Room for interpretation

The main elements of both parts of the park are extensive lawn and meadow areas. These are bordered by smaller areas that have a variety of specific uses, such as rest and relaxation, meeting and communicating, recreation, sport, and exercise. The basic structure of these new parks is modelled on traditional concepts of Volksparks, but is adapted to fit todays needs. The park’s planners, for instance, neither wanted to leave the potential use of its space too open and undefined, nor stipulate exactly what should occur there. The main idea was to entice people to use the park while allowing ample room for interpretation. Whether the bright green Tartan surface is ultimately used for skating, playing football and basketball, or simply as an unconventional place to sit and -relax, is left to the imagination and preferences of its users.

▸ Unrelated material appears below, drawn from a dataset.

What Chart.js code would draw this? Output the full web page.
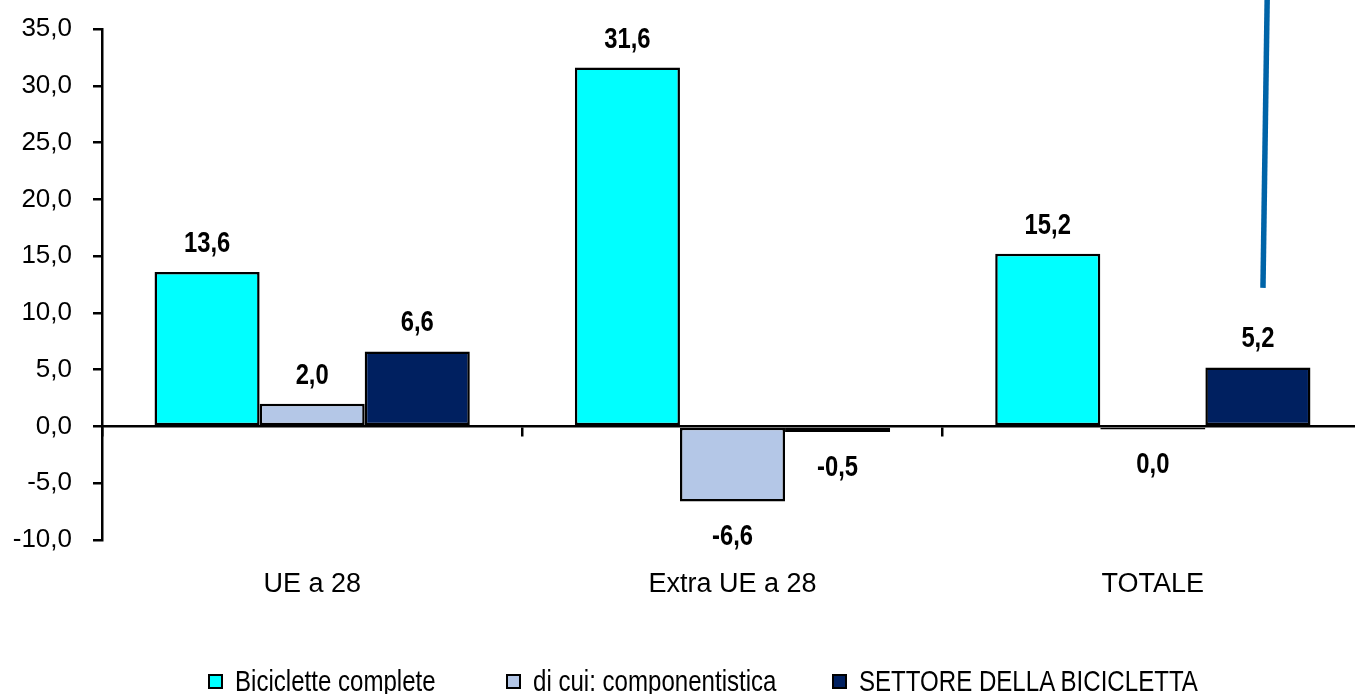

Another objective was to create a park that had two distinct speeds. The broad main pathways are organised in bands that give both fast bicyclists on the national Berlin-Leipzig cycle route and dreamy walkers their own paths to follow. Another issue that played a big role in the planning of the park was communication. The creation of interfaces for communication is an important prerequisite for the functioning of a pluralistic and multicultural urban society that now exists in nearly every major city. The recurring and modified motif of stages and grandstands provides users with a variety of ways in which they can interact with one another. It’s really all about seeing and being seen, which is a good starting point for a well-functioning state of coexistence.